*What to do*: Exactly as written, write out the lines below from the first to the one containing "import * as d3 from 'd3';", inclusive. Pictures do not belong in the copy.

*Stored data*:
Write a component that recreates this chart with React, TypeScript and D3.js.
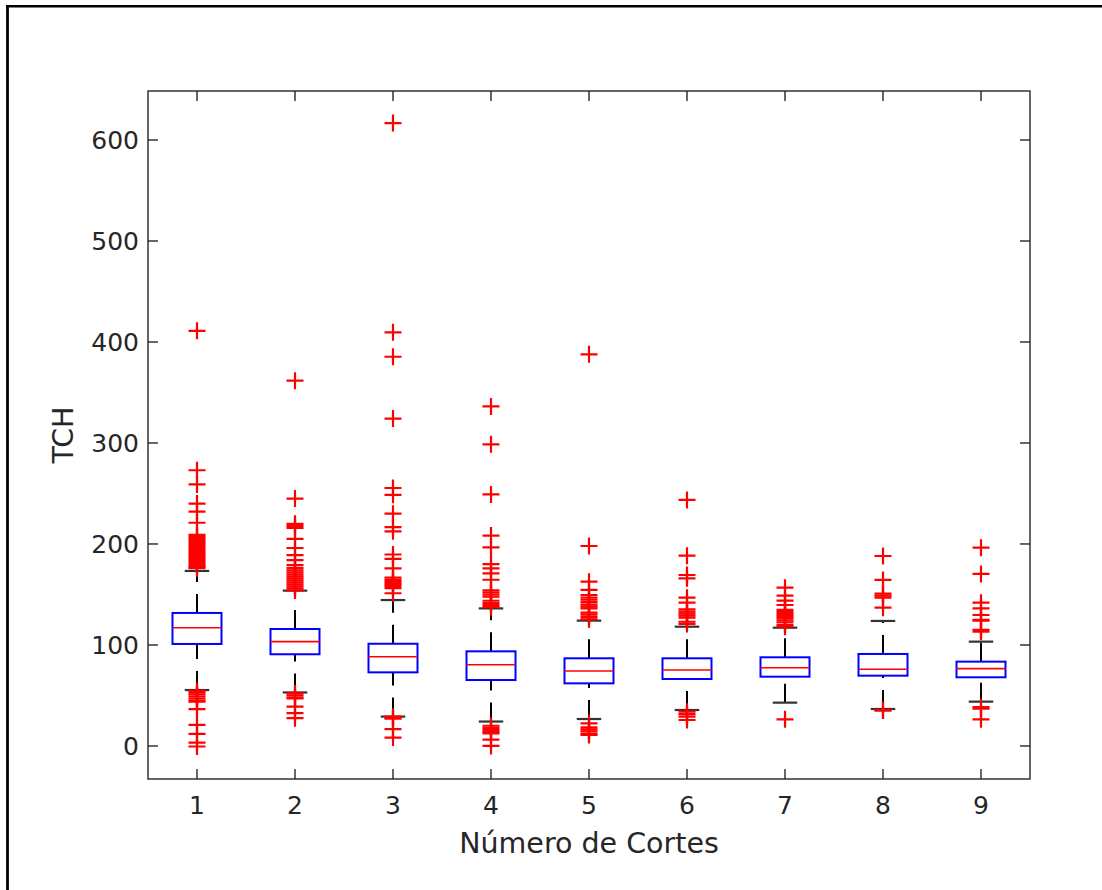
import React from 'react';
import * as d3 from 'd3';

// --- data ---
const categories = ['1', '2', '3', '4', '5', '6', '7', '8', '9'];
const q1 = [101, 90.8, 72.9, 65.3, 62, 66.3, 68.6, 69.6, 68];
const medians = [117, 103.3, 88.3, 80.4, 74.3, 75.2, 77.5, 75.9, 76.6];
const q3 = [131.7, 115.8, 101.2, 93.7, 86.8, 86.8, 87.8, 91.1, 83.5];
const whiskerLow = [55.4, 53, 29.1, 24.2, 26.7, 35.6, 42.9, 36.6, 43.9];
const whiskerHigh = [173.3, 153.8, 144.5, 136.2, 124.1, 118.1, 117.1, 123.8, 103.3];
const outliers: number[][] = [
  [411, 273, 259, 240, 232, 221, 209, 207, 205, 203, 201, 199, 197, 195, 193, 191, 189, 187, 185, 183, 181, 179, 177, 176,
    54.5, 53, 51, 49, 47, 45, 44, 36.5, 20.8, 11.9, 3.3, -0.5],
  [361.7, 245, 220, 218, 216, 205, 196, 189, 184, 179, 176, 174, 172, 170, 168, 166, 164, 162, 160, 158, 156, 154,
    52, 50, 48, 47, 39, 32.6, 27.5],
  [616.7, 409.6, 385.4, 324.2, 255.4, 248.7, 230, 216.6, 212.5, 189.6, 185.3, 175.8, 166.6, 164.5, 162.5, 160.5, 158.5, 156.2, 151.2,
    29, 28, 27, 16.6, 8.3],
  [336.2, 298.7, 249.1, 208.3, 196.6, 180, 175.8, 170.8, 164.6, 154.2, 152, 150, 147.9, 143.8, 141.5, 139.5, 137.4,
    20, 18, 16, 14, 12.5, 6.2, 0],
  [387.8, 198, 162.7, 154.5, 149.5, 147, 145, 142.5, 140, 138, 136.3, 132, 130, 127.5, 125.4,
    22.4, 18.5, 16.5, 14.5, 12, 10.9],
  [243.6, 188.4, 169.3, 166, 146.8, 141.9, 135.3, 133, 131, 129, 127, 123, 120.8,
    34, 31.5, 29, 25.7],
  [156.7, 148.8, 143.9, 139.6, 134.7, 132.5, 130.5, 128.5, 126.5, 124.5, 122.5, 120, 118.1,
    26.4],
  [188.1, 164.4, 150.8, 148.8, 146.8, 136.9,
    35.6, 35],
  [196.3, 170.3, 141.9, 136.3, 129.7, 124.8, 124, 114.9, 113.2,
    38.5, 37, 26.4],
];
const yTicks = [0, 100, 200, 300, 400, 500, 600];
const xLabel = 'Número de Cortes';
const yLabel = 'TCH';

const W = 1102;
const H = 890;
const plot = { left: 148, top: 91, right: 1030, bottom: 779 };
const axisColor = '#262626';
const font = '"DejaVu Sans", Verdana, sans-serif';

export default function App() {
  const x = d3.scaleLinear().domain([0.5, categories.length + 0.5]).range([plot.left, plot.right]);
  const y = d3.scaleLinear().domain([-32.7, 648.5]).range([plot.bottom, plot.top]);

  const boxHalf = x(1.25) - x(1);
  const capHalf = x(1.125) - x(1);
  const mk = 8.5; // half size of the + marker
  const tick = 10;

  return (
    <div style={{ position: 'absolute', left: 0, top: 0 }}>
      <svg width={W} height={H} style={{ display: 'block', background: '#fff', overflow: 'hidden' }}>
        {/* figure frame, only left and top edges fall inside the picture */}
        <line x1={7.5} x2={7.5} y1={5} y2={H} stroke="#000" strokeWidth={2.8} />
        <line x1={6} x2={W} y1={6.3} y2={6.3} stroke="#000" strokeWidth={2.6} />

        {/* axes box */}
        <rect x={plot.left} y={plot.top} width={plot.right - plot.left} height={plot.bottom - plot.top}
          fill="#fff" stroke={axisColor} strokeWidth={1.4} />

        {/* y ticks and labels */}
        {yTicks.map(t => (
          <g key={'y' + t}>
            <line x1={plot.left} x2={plot.left + tick} y1={y(t)} y2={y(t)} stroke={axisColor} strokeWidth={1.4} />
            <line x1={plot.right} x2={plot.right - tick} y1={y(t)} y2={y(t)} stroke={axisColor} strokeWidth={1.4} />
            <text x={plot.left - 9} y={y(t)} dy="0.36em" textAnchor="end" fontFamily={font} fontSize={25} fill={axisColor}>{t}</text>
          </g>
        ))}

        {/* x ticks and labels */}
        {categories.map((c, i) => (
          <g key={'x' + c}>
            <line x1={x(i + 1)} x2={x(i + 1)} y1={plot.bottom} y2={plot.bottom - tick} stroke={axisColor} strokeWidth={1.4} />
            <line x1={x(i + 1)} x2={x(i + 1)} y1={plot.top} y2={plot.top + tick} stroke={axisColor} strokeWidth={1.4} />
            <text x={x(i + 1)} y={814} textAnchor="middle" fontFamily={font} fontSize={25} fill={axisColor}>{c}</text>
          </g>
        ))}

        {/* boxes */}
        {categories.map((c, i) => {
          const cx = x(i + 1);
          return (
            <g key={'b' + c}>
              <line x1={cx} x2={cx} y1={y(whiskerLow[i])} y2={y(q1[i])} stroke="#000" strokeWidth={2} strokeDasharray="19,12" />
              <line x1={cx} x2={cx} y1={y(q3[i])} y2={y(whiskerHigh[i])} stroke="#000" strokeWidth={2} strokeDasharray="19,12" />
              <line x1={cx - capHalf} x2={cx + capHalf} y1={y(whiskerLow[i])} y2={y(whiskerLow[i])} stroke="#333" strokeWidth={2.2} />
              <line x1={cx - capHalf} x2={cx + capHalf} y1={y(whiskerHigh[i])} y2={y(whiskerHigh[i])} stroke="#333" strokeWidth={2.2} />
              <rect x={cx - boxHalf} y={y(q3[i])} width={boxHalf * 2} height={y(q1[i]) - y(q3[i])}
                fill="none" stroke="#0000ff" strokeWidth={2} />
              <line x1={cx - boxHalf} x2={cx + boxHalf} y1={y(medians[i])} y2={y(medians[i])} stroke="#ff0000" strokeWidth={1.6} />
              {outliers[i].map((v, j) => (
                <path key={j} d={`M${cx - mk},${y(v)}H${cx + mk}M${cx},${y(v) - mk}V${y(v) + mk}`}
                  stroke="#ff0000" strokeWidth={2.2} fill="none" />
              ))}
            </g>
          );
        })}

        {/* axis labels */}
        <text x={(plot.left + plot.right) / 2} y={853} textAnchor="middle" fontFamily={font} fontSize={28.5} fill={axisColor}>{xLabel}</text>
        <text transform={`translate(73,${(plot.top + plot.bottom) / 2}) rotate(-90)`} textAnchor="middle"
          fontFamily={font} fontSize={28.5} fill={axisColor}>{yLabel}</text>
      </svg>
    </div>
  );
}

*Reply*:
Write a component that recreates this chart with React, TypeScript and D3.js.
import React from 'react';
import * as d3 from 'd3';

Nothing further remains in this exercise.